PROVIDED MATERIAL →

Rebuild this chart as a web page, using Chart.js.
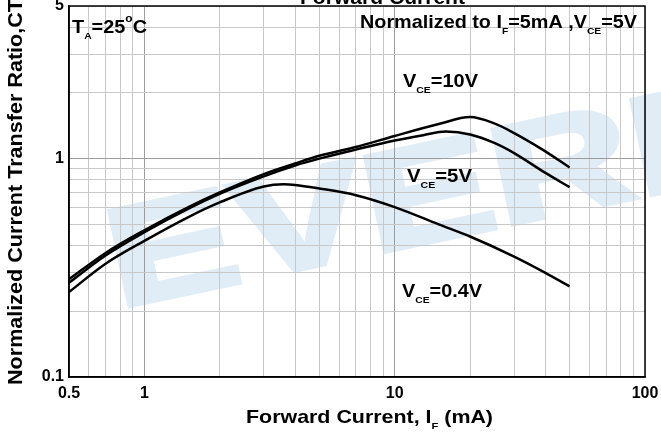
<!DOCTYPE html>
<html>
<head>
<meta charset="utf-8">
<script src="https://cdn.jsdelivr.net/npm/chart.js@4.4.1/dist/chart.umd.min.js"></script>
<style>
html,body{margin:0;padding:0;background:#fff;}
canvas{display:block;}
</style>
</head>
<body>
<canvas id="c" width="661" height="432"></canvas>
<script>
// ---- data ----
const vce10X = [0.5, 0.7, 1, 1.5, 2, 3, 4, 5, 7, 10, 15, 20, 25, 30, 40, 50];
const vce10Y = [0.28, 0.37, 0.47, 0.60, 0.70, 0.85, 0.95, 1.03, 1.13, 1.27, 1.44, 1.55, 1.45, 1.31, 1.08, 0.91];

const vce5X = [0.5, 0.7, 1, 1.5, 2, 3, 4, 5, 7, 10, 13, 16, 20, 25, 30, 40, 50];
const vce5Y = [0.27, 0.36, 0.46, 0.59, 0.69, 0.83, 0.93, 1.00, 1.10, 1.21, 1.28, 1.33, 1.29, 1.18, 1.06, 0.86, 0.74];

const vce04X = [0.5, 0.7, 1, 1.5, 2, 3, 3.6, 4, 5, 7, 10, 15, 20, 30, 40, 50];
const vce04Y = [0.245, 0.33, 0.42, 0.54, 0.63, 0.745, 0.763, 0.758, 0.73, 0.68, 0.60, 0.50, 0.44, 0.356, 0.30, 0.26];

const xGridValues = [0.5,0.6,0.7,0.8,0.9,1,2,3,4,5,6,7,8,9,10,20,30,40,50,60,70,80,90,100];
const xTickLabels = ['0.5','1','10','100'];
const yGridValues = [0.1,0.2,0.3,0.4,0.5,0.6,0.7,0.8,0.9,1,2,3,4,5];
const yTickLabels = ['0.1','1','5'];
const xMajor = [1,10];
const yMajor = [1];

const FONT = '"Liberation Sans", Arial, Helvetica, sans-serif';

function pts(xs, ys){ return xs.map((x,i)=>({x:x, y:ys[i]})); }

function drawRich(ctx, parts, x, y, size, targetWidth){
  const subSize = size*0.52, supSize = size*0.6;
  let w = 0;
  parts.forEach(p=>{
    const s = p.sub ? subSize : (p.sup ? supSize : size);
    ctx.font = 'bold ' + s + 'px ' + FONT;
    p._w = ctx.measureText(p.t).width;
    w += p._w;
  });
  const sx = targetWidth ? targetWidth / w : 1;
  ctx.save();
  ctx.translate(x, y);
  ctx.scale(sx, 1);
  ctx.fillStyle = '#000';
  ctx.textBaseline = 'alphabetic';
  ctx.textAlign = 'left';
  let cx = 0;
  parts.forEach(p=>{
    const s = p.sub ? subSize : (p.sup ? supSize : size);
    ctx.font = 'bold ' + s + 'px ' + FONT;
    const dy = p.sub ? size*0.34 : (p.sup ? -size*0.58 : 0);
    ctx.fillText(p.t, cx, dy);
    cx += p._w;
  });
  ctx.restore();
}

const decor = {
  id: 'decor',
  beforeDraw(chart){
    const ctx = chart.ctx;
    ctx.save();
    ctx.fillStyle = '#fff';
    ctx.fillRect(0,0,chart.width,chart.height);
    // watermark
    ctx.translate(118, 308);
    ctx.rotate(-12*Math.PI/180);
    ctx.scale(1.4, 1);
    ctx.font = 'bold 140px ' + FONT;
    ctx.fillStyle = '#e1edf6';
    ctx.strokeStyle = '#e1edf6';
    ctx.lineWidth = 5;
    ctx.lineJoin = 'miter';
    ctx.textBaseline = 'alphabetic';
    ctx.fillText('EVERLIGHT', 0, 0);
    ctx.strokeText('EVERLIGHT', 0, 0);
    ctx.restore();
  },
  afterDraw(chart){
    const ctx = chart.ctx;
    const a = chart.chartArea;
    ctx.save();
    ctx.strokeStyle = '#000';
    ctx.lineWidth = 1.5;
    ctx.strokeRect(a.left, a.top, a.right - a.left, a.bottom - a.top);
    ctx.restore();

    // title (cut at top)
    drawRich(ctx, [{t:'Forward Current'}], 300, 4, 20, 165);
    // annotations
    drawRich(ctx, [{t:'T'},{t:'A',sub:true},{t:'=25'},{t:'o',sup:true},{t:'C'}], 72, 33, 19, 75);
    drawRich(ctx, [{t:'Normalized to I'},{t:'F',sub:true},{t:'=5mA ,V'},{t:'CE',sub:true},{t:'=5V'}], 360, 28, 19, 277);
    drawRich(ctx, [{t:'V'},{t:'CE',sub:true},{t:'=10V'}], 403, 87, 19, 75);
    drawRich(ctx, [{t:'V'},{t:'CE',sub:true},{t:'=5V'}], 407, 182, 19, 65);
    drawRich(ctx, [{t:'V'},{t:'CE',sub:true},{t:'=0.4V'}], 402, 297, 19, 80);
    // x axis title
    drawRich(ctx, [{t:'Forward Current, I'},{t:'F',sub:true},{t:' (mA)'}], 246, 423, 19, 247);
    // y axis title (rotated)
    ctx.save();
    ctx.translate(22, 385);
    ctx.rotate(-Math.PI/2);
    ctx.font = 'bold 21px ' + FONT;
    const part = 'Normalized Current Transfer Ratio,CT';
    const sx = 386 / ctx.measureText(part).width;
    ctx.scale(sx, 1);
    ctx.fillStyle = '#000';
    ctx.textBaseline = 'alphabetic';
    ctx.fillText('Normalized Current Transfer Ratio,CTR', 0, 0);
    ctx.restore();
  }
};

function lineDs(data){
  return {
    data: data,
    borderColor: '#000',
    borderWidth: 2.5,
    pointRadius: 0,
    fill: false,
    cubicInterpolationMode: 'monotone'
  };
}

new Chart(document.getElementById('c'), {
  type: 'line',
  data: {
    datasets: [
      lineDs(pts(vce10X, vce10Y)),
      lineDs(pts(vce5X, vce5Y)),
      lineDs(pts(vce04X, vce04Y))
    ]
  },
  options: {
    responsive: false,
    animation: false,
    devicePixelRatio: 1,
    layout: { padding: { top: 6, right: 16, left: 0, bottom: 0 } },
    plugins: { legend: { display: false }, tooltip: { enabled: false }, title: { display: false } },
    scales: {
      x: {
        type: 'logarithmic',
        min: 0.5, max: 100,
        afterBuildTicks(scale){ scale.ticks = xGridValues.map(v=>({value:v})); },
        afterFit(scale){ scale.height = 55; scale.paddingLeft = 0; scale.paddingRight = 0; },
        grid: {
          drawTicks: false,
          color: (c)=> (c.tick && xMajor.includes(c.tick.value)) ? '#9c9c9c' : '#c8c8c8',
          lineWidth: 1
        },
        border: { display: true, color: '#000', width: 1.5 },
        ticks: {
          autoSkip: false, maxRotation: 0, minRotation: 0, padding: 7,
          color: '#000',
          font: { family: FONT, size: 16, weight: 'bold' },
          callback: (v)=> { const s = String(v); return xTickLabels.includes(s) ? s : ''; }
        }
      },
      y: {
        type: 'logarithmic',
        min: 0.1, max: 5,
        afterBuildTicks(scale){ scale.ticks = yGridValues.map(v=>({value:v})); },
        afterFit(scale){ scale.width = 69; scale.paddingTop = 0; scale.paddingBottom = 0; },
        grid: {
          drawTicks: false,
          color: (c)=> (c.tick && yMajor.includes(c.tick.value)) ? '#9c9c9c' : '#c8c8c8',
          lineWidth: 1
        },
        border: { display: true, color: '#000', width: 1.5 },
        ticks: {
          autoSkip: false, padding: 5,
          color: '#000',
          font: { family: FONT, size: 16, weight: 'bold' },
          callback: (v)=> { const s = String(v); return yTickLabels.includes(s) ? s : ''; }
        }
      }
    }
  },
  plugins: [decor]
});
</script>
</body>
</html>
* * *
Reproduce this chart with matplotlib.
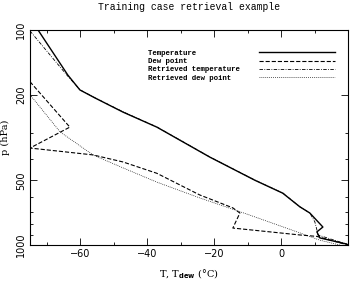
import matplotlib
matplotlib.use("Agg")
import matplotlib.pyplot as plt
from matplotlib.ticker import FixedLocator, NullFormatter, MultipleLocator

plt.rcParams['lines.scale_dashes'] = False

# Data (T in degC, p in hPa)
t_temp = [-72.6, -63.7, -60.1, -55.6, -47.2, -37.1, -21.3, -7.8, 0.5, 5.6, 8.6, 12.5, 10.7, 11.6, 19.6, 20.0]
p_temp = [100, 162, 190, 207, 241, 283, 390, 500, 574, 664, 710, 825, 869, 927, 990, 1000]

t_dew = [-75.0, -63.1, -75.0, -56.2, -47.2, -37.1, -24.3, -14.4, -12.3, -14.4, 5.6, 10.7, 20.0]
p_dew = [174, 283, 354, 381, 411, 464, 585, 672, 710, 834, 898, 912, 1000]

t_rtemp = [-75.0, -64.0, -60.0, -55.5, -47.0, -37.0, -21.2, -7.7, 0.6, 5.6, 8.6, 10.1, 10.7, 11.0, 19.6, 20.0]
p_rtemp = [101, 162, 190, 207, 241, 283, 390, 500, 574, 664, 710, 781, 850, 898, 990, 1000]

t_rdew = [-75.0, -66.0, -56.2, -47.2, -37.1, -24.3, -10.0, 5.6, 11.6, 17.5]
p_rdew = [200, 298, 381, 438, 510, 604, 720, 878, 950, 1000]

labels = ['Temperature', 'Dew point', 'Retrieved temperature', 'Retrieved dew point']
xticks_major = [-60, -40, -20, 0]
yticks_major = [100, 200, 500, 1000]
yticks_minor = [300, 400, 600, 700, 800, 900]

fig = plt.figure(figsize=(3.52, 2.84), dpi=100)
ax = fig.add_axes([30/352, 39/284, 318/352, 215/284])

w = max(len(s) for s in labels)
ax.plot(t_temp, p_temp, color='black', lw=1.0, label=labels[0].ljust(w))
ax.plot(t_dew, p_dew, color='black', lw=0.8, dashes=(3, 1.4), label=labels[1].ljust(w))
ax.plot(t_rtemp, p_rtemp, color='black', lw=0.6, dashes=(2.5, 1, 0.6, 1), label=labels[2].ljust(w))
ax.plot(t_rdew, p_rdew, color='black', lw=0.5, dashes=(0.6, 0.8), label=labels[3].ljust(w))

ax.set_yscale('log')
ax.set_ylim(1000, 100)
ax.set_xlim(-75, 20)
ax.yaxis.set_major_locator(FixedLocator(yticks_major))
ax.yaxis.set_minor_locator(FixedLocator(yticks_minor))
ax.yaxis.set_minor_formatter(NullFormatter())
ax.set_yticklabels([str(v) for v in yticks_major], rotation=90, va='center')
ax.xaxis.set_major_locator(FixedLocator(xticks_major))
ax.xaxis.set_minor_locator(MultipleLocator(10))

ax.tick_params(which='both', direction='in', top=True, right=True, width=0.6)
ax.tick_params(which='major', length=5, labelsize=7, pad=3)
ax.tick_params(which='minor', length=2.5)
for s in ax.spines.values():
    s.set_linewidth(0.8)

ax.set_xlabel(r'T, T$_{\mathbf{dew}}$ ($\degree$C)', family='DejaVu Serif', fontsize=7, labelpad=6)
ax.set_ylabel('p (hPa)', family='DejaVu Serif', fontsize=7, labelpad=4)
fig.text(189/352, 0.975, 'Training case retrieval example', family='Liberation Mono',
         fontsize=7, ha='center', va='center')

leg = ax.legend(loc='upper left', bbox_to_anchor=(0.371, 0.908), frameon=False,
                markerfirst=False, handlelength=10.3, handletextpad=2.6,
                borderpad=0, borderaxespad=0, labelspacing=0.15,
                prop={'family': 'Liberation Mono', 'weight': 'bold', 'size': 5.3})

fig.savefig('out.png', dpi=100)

SHORT EXERCISE →
Keep the pictures out, and extract only the lines that begin at the one containing "Reproduce this chart with matplotlib." and end at the one containing "898, 912, 1000]", inclusive.

RESPONSE →
Reproduce this chart with matplotlib.
import matplotlib
matplotlib.use("Agg")
import matplotlib.pyplot as plt
from matplotlib.ticker import FixedLocator, NullFormatter, MultipleLocator

plt.rcParams['lines.scale_dashes'] = False

# Data (T in degC, p in hPa)
t_temp = [-72.6, -63.7, -60.1, -55.6, -47.2, -37.1, -21.3, -7.8, 0.5, 5.6, 8.6, 12.5, 10.7, 11.6, 19.6, 20.0]
p_temp = [100, 162, 190, 207, 241, 283, 390, 500, 574, 664, 710, 825, 869, 927, 990, 1000]

t_dew = [-75.0, -63.1, -75.0, -56.2, -47.2, -37.1, -24.3, -14.4, -12.3, -14.4, 5.6, 10.7, 20.0]
p_dew = [174, 283, 354, 381, 411, 464, 585, 672, 710, 834, 898, 912, 1000]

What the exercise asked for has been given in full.